* [PROVIDED DATA]:
▶

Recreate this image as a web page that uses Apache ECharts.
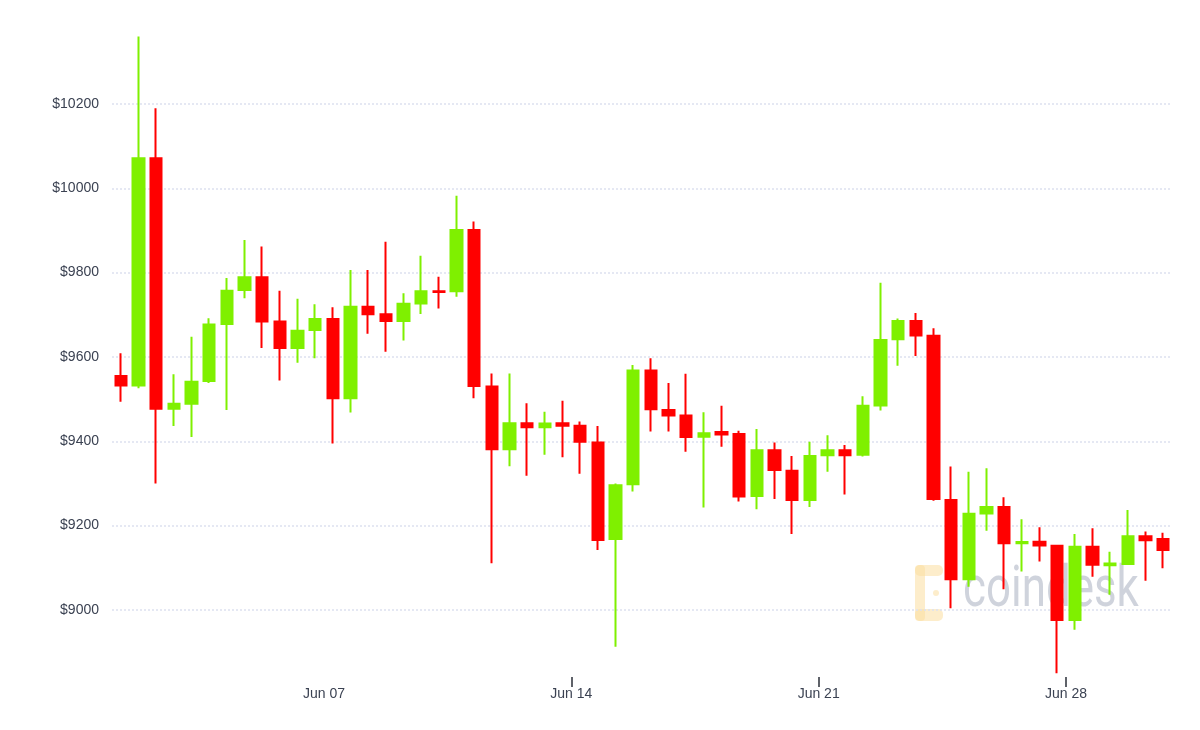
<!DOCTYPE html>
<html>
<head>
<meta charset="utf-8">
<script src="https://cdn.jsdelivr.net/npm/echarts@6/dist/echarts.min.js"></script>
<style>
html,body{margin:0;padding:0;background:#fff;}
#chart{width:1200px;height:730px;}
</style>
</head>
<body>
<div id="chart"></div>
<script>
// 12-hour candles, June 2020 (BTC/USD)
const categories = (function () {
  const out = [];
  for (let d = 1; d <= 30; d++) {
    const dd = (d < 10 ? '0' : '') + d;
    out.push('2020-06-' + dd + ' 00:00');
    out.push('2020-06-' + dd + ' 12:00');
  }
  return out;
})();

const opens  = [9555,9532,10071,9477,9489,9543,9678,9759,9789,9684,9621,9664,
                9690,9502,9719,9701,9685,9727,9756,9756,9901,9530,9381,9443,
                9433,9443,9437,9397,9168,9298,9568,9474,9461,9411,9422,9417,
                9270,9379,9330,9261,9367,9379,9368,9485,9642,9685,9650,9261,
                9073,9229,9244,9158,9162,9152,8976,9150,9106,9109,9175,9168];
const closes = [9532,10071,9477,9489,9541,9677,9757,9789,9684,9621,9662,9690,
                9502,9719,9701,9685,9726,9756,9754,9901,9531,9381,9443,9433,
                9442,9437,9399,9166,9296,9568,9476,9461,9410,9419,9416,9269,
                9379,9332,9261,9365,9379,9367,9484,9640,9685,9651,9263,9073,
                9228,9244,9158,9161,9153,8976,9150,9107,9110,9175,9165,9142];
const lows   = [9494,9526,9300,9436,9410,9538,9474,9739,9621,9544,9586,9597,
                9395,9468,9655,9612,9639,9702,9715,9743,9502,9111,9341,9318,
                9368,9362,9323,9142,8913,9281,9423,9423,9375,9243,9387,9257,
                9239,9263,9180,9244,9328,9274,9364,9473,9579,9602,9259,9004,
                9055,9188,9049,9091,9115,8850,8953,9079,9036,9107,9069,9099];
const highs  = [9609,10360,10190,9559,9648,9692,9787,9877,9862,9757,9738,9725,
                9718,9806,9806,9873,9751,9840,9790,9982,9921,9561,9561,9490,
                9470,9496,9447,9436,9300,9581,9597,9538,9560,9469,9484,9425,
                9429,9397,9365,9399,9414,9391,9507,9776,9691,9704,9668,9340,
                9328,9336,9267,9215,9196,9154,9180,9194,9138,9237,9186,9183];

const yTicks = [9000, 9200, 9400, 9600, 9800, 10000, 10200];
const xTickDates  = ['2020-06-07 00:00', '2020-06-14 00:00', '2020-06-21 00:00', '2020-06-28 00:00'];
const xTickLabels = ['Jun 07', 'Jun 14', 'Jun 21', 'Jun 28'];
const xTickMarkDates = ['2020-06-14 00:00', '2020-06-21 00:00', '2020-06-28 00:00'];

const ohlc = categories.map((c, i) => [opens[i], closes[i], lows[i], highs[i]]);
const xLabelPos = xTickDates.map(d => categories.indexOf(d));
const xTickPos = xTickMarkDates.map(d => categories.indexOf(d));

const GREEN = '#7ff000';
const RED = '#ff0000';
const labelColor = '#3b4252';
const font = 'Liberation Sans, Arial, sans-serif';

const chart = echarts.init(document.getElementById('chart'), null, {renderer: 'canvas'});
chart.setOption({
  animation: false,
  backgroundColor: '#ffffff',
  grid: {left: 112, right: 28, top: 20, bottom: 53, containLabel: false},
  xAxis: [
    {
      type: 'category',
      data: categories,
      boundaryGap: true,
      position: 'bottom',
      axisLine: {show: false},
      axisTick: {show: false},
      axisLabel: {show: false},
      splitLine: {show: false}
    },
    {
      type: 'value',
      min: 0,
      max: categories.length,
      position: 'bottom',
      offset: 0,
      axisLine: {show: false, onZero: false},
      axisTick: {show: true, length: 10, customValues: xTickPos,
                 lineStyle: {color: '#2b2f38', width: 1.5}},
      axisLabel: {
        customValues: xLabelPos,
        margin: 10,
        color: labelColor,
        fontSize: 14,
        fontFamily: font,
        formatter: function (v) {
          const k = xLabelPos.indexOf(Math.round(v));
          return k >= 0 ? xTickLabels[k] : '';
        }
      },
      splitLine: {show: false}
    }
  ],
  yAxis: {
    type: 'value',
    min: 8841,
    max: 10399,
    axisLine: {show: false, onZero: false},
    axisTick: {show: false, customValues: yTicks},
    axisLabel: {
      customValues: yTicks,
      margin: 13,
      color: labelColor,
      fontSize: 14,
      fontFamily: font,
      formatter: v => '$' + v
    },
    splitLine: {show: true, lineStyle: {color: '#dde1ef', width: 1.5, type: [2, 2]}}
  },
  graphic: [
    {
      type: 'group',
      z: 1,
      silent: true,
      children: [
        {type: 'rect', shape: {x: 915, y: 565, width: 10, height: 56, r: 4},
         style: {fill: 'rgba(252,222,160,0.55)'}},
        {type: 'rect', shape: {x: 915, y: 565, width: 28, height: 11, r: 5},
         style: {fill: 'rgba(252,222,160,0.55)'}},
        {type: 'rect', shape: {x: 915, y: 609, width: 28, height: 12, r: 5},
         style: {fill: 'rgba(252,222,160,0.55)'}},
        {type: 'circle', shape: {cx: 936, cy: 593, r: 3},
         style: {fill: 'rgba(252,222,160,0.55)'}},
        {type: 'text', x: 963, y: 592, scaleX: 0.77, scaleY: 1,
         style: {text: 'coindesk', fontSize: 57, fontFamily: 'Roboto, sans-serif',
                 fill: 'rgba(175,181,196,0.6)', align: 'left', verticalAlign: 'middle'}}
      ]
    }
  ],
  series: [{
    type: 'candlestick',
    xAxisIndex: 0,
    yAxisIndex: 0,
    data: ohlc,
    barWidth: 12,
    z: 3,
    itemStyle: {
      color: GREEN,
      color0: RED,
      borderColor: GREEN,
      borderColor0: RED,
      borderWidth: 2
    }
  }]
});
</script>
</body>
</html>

◀
▶

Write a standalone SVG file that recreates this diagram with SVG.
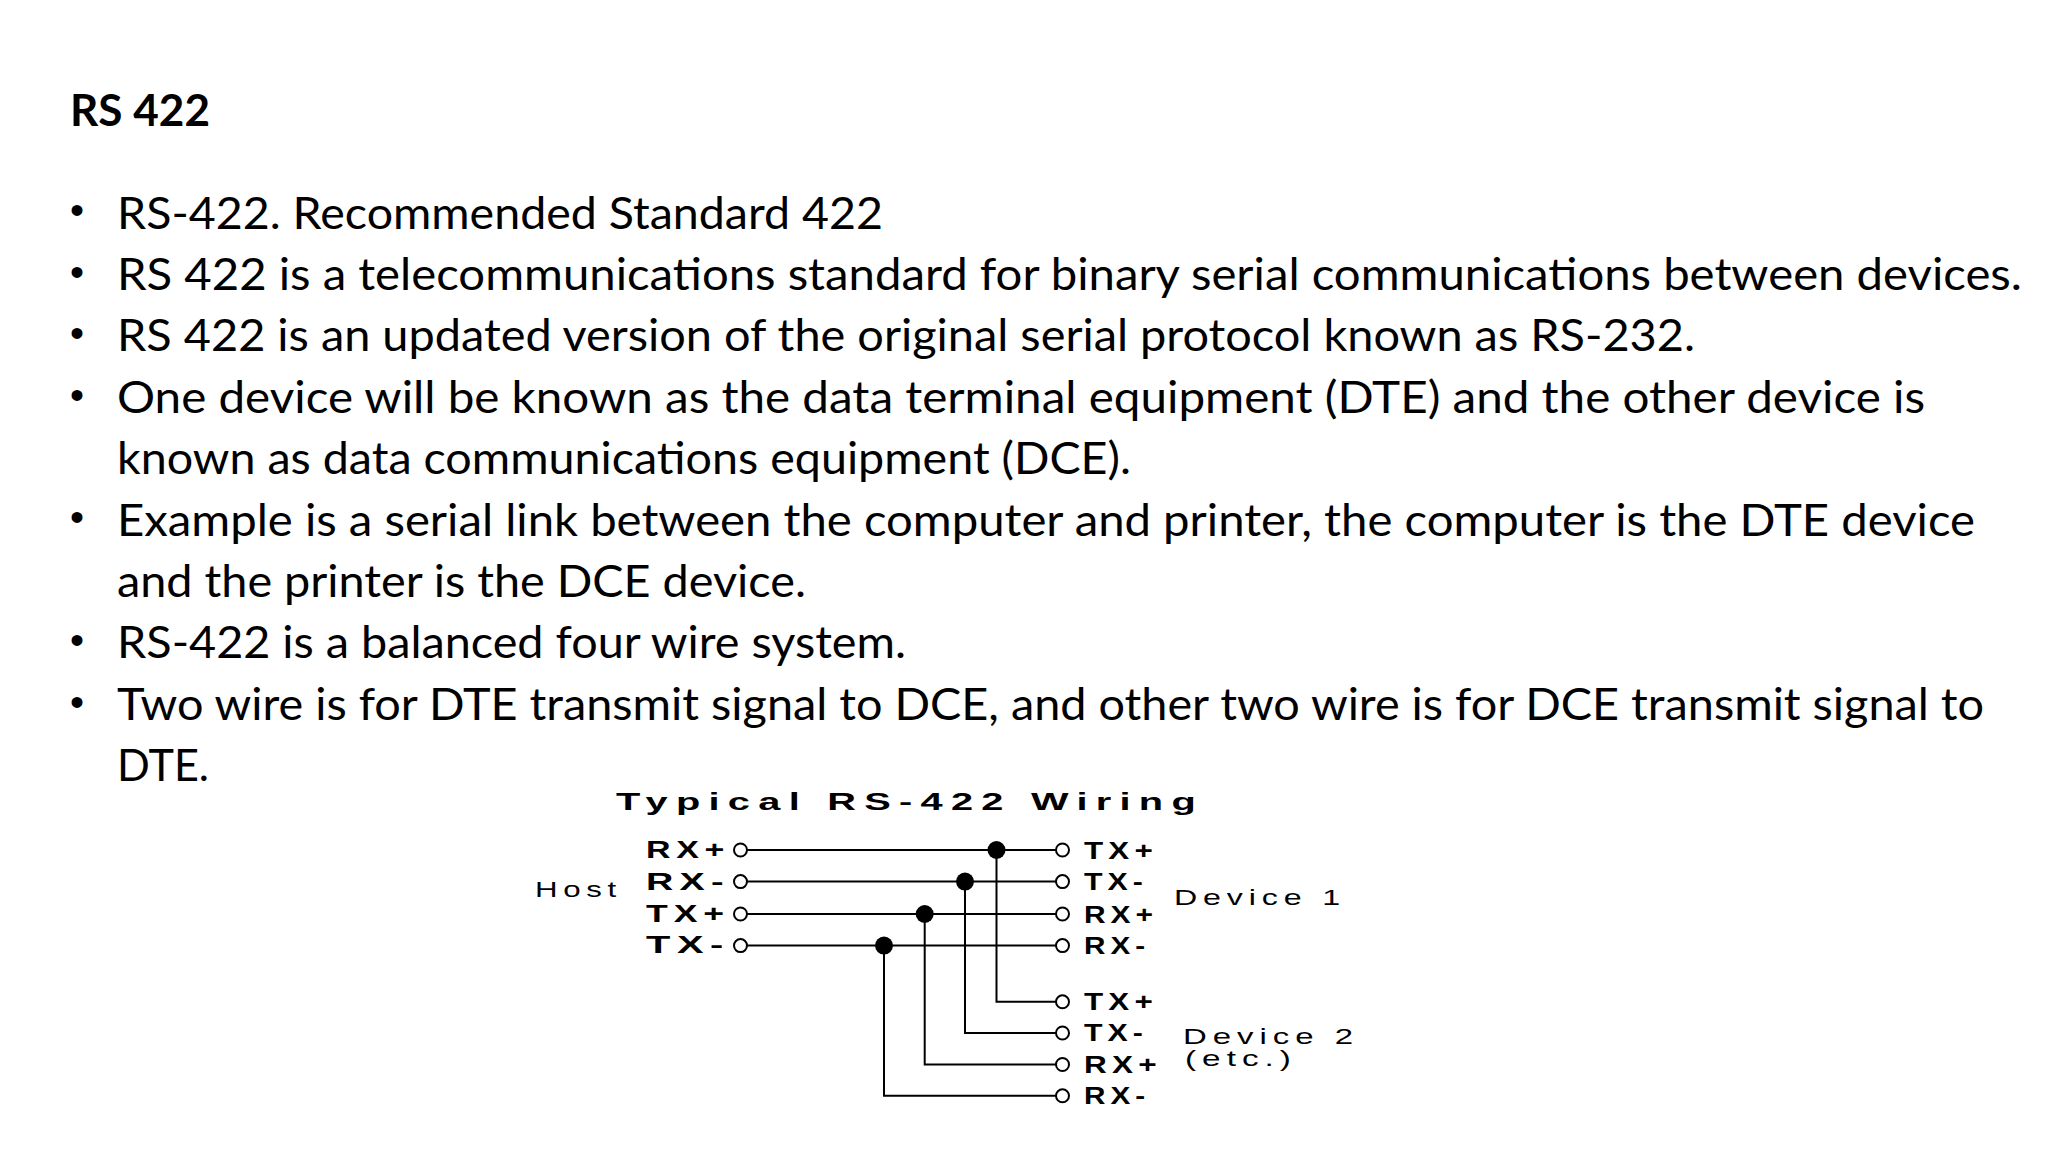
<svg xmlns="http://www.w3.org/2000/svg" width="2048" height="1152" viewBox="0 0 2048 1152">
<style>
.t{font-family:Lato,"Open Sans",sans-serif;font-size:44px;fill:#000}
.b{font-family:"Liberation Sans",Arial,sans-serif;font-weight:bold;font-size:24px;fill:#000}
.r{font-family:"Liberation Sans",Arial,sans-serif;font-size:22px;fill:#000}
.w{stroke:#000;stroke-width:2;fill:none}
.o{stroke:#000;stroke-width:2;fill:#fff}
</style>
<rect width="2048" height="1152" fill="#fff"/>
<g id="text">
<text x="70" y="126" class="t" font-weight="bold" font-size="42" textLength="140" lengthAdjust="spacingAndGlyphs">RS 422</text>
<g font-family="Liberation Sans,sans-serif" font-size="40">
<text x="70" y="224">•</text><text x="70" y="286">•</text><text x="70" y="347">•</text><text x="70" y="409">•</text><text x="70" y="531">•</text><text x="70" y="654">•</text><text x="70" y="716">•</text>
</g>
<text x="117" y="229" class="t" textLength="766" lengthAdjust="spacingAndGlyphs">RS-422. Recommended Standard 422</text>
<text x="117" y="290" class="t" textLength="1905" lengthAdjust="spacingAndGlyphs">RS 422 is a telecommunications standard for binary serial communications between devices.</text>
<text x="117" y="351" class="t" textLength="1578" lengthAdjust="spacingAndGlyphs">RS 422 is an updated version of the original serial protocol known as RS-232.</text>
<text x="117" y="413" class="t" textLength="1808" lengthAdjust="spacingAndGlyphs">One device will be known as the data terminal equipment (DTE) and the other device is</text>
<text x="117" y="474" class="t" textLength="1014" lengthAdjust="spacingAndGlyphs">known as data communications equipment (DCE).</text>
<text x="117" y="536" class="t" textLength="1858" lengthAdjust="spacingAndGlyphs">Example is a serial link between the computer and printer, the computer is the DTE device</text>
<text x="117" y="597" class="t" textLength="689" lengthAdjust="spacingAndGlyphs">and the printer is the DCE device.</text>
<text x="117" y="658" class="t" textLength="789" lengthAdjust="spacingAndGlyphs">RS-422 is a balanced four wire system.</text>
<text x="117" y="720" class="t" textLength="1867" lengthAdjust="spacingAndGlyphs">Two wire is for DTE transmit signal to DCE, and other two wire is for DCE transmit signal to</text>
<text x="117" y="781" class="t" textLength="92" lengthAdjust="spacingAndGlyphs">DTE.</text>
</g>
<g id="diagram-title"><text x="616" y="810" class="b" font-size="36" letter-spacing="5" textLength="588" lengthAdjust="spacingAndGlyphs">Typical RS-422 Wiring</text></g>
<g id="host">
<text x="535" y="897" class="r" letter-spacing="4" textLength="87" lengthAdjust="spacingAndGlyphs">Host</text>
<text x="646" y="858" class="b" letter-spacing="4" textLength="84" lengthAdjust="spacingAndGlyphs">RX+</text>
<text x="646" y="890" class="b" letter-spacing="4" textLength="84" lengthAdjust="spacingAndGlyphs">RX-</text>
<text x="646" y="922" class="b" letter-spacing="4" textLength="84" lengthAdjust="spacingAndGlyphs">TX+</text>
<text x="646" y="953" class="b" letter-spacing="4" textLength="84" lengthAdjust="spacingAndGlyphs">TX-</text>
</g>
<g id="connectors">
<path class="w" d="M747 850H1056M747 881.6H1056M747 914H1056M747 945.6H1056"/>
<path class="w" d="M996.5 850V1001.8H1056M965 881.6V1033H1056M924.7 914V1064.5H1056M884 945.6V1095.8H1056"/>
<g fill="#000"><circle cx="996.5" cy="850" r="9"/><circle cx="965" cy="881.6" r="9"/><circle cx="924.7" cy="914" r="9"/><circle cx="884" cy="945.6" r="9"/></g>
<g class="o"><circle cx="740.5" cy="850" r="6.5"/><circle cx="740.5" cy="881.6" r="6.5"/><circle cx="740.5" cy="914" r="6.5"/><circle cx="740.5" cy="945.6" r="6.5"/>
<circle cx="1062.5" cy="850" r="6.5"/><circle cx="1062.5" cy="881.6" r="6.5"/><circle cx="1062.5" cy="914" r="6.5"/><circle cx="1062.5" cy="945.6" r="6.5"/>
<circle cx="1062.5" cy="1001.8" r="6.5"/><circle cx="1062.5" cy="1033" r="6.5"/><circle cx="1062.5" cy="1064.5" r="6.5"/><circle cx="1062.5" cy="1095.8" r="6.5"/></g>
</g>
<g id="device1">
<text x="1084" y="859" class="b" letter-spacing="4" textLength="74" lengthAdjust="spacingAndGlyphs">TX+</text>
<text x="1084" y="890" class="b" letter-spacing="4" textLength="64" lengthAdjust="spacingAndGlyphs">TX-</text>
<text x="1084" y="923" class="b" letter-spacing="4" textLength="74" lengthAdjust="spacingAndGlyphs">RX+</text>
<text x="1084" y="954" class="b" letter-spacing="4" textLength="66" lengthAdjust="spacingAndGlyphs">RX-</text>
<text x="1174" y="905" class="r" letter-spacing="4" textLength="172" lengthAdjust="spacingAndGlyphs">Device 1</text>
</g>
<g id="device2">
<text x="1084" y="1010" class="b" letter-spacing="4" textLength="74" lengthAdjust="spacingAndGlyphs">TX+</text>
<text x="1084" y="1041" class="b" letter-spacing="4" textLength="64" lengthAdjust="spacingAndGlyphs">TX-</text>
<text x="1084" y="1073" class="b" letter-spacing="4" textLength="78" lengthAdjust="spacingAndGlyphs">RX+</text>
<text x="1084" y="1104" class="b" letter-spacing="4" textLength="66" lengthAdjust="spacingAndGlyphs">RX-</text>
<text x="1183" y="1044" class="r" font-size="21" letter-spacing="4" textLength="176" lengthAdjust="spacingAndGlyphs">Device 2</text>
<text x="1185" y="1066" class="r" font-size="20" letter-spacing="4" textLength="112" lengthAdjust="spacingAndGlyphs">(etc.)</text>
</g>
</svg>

◀
▶

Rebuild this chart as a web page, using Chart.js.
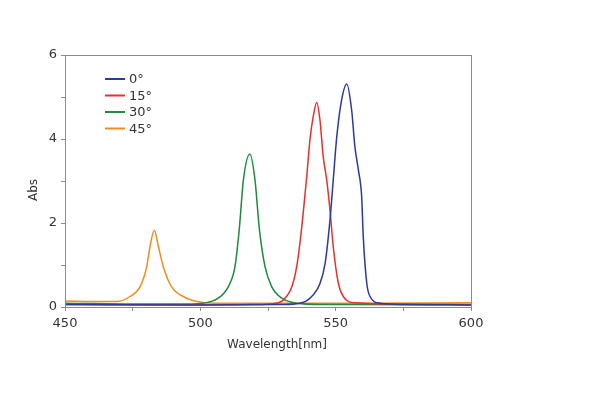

◀

* [WHAT THE TASK REQUIRES]:
Copy each line holding the word "this" from the listing above.

* [CORRECT RESPONSE]:
Recreate this image as a web page that uses Apache ECharts.
Write a standalone SVG file that recreates this diagram with SVG.
Rebuild this chart as a web page, using Chart.js.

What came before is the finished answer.